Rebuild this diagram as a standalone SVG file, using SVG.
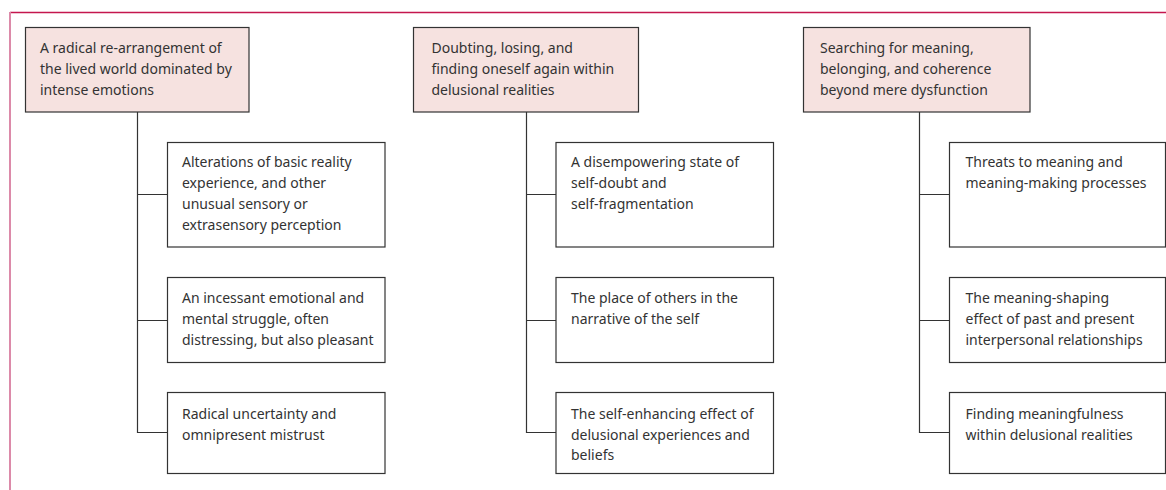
<svg xmlns="http://www.w3.org/2000/svg" width="1166" height="490" viewBox="0 0 1166 490">
<style>
.hd{fill:#f6e2e0;stroke:#333;stroke-width:1.2}
.bx{fill:#fff;stroke:#333;stroke-width:1.2}
.ln{fill:none;stroke:#333;stroke-width:1.2}
text{font-family:"Noto Sans","Open Sans",sans-serif;font-size:14px;fill:#333}
</style>
<rect width="1166" height="490" fill="#fff"/>
<line x1="10" y1="12.5" x2="1166" y2="12.5" stroke="#c4164e" stroke-width="1.5"/>
<line x1="10" y1="12" x2="10" y2="490" stroke="#dc8aa9" stroke-width="2"/>
<g id="connectors">
<path class="ln" d="M137.5 112V433M137.5 194.5H167.5M137.5 320.5H167.5M137.5 432.5H167.5"/>
<path class="ln" d="M526.5 112V433M526.5 194.5H556M526.5 320.5H556M526.5 432.5H556"/>
<path class="ln" d="M919.5 112V433M919.5 194.5H949.5M919.5 320.5H949.5M919.5 432.5H949.5"/>
</g>
<g id="h1"><rect class="hd" x="25.5" y="27.5" width="223.5" height="84.5"/>
<text x="40" y="53">A radical re-arrangement of</text><text x="40" y="74">the lived world dominated by</text><text x="40" y="95">intense emotions</text></g>
<g id="c1a"><rect class="bx" x="167.5" y="142.5" width="217.5" height="104.5"/>
<text x="182" y="167">Alterations of basic reality</text><text x="182" y="188">experience, and other</text><text x="182" y="209">unusual sensory or</text><text x="182" y="230">extrasensory perception</text></g>
<g id="c1b"><rect class="bx" x="167.5" y="277.5" width="217.5" height="85"/>
<text x="182" y="303">An incessant emotional and</text><text x="182" y="324">mental struggle, often</text><text x="182" y="345">distressing, but also pleasant</text></g>
<g id="c1c"><rect class="bx" x="167.5" y="392.5" width="217.5" height="81"/>
<text x="182" y="419">Radical uncertainty and</text><text x="182" y="439.5">omnipresent mistrust</text></g>
<g id="h2"><rect class="hd" x="413.5" y="27.5" width="225" height="84.5"/>
<text x="431.5" y="53">Doubting, losing, and</text><text x="431.5" y="74">finding oneself again within</text><text x="431.5" y="95">delusional realities</text></g>
<g id="c2a"><rect class="bx" x="556" y="142.5" width="217.5" height="104.5"/>
<text x="571" y="167">A disempowering state of</text><text x="571" y="188">self-doubt and</text><text x="571" y="209">self-fragmentation</text></g>
<g id="c2b"><rect class="bx" x="556" y="277.5" width="217.5" height="85"/>
<text x="571" y="303">The place of others in the</text><text x="571" y="324">narrative of the self</text></g>
<g id="c2c"><rect class="bx" x="556" y="392.5" width="217.5" height="81"/>
<text x="571" y="419">The self-enhancing effect of</text><text x="571" y="439.5">delusional experiences and</text><text x="571" y="460">beliefs</text></g>
<g id="h3"><rect class="hd" x="803.5" y="27.5" width="226.5" height="84.5"/>
<text x="820" y="53">Searching for meaning,</text><text x="820" y="74">belonging, and coherence</text><text x="820" y="95">beyond mere dysfunction</text></g>
<g id="c3a"><rect class="bx" x="949.5" y="142.5" width="216" height="104.5"/>
<text x="965.5" y="167">Threats to meaning and</text><text x="965.5" y="188">meaning-making processes</text></g>
<g id="c3b"><rect class="bx" x="949.5" y="277.5" width="216" height="85"/>
<text x="965.5" y="303">The meaning-shaping</text><text x="965.5" y="324">effect of past and present</text><text x="965.5" y="345">interpersonal relationships</text></g>
<g id="c3c"><rect class="bx" x="949.5" y="392.5" width="216" height="81"/>
<text x="965.5" y="419">Finding meaningfulness</text><text x="965.5" y="439.5">within delusional realities</text></g>
</svg>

*What the exercise asks:*
Without the pictures, retype the whole of the material above exactly.

*Result of this task:*
Rebuild this diagram as a standalone SVG file, using SVG.
<svg xmlns="http://www.w3.org/2000/svg" width="1166" height="490" viewBox="0 0 1166 490">
<style>
.hd{fill:#f6e2e0;stroke:#333;stroke-width:1.2}
.bx{fill:#fff;stroke:#333;stroke-width:1.2}
.ln{fill:none;stroke:#333;stroke-width:1.2}
text{font-family:"Noto Sans","Open Sans",sans-serif;font-size:14px;fill:#333}
</style>
<rect width="1166" height="490" fill="#fff"/>
<line x1="10" y1="12.5" x2="1166" y2="12.5" stroke="#c4164e" stroke-width="1.5"/>
<line x1="10" y1="12" x2="10" y2="490" stroke="#dc8aa9" stroke-width="2"/>
<g id="connectors">
<path class="ln" d="M137.5 112V433M137.5 194.5H167.5M137.5 320.5H167.5M137.5 432.5H167.5"/>
<path class="ln" d="M526.5 112V433M526.5 194.5H556M526.5 320.5H556M526.5 432.5H556"/>
<path class="ln" d="M919.5 112V433M919.5 194.5H949.5M919.5 320.5H949.5M919.5 432.5H949.5"/>
</g>
<g id="h1"><rect class="hd" x="25.5" y="27.5" width="223.5" height="84.5"/>
<text x="40" y="53">A radical re-arrangement of</text><text x="40" y="74">the lived world dominated by</text><text x="40" y="95">intense emotions</text></g>
<g id="c1a"><rect class="bx" x="167.5" y="142.5" width="217.5" height="104.5"/>
<text x="182" y="167">Alterations of basic reality</text><text x="182" y="188">experience, and other</text><text x="182" y="209">unusual sensory or</text><text x="182" y="230">extrasensory perception</text></g>
<g id="c1b"><rect class="bx" x="167.5" y="277.5" width="217.5" height="85"/>
<text x="182" y="303">An incessant emotional and</text><text x="182" y="324">mental struggle, often</text><text x="182" y="345">distressing, but also pleasant</text></g>
<g id="c1c"><rect class="bx" x="167.5" y="392.5" width="217.5" height="81"/>
<text x="182" y="419">Radical uncertainty and</text><text x="182" y="439.5">omnipresent mistrust</text></g>
<g id="h2"><rect class="hd" x="413.5" y="27.5" width="225" height="84.5"/>
<text x="431.5" y="53">Doubting, losing, and</text><text x="431.5" y="74">finding oneself again within</text><text x="431.5" y="95">delusional realities</text></g>
<g id="c2a"><rect class="bx" x="556" y="142.5" width="217.5" height="104.5"/>
<text x="571" y="167">A disempowering state of</text><text x="571" y="188">self-doubt and</text><text x="571" y="209">self-fragmentation</text></g>
<g id="c2b"><rect class="bx" x="556" y="277.5" width="217.5" height="85"/>
<text x="571" y="303">The place of others in the</text><text x="571" y="324">narrative of the self</text></g>
<g id="c2c"><rect class="bx" x="556" y="392.5" width="217.5" height="81"/>
<text x="571" y="419">The self-enhancing effect of</text><text x="571" y="439.5">delusional experiences and</text><text x="571" y="460">beliefs</text></g>
<g id="h3"><rect class="hd" x="803.5" y="27.5" width="226.5" height="84.5"/>
<text x="820" y="53">Searching for meaning,</text><text x="820" y="74">belonging, and coherence</text><text x="820" y="95">beyond mere dysfunction</text></g>
<g id="c3a"><rect class="bx" x="949.5" y="142.5" width="216" height="104.5"/>
<text x="965.5" y="167">Threats to meaning and</text><text x="965.5" y="188">meaning-making processes</text></g>
<g id="c3b"><rect class="bx" x="949.5" y="277.5" width="216" height="85"/>
<text x="965.5" y="303">The meaning-shaping</text><text x="965.5" y="324">effect of past and present</text><text x="965.5" y="345">interpersonal relationships</text></g>
<g id="c3c"><rect class="bx" x="949.5" y="392.5" width="216" height="81"/>
<text x="965.5" y="419">Finding meaningfulness</text><text x="965.5" y="439.5">within delusional realities</text></g>
</svg>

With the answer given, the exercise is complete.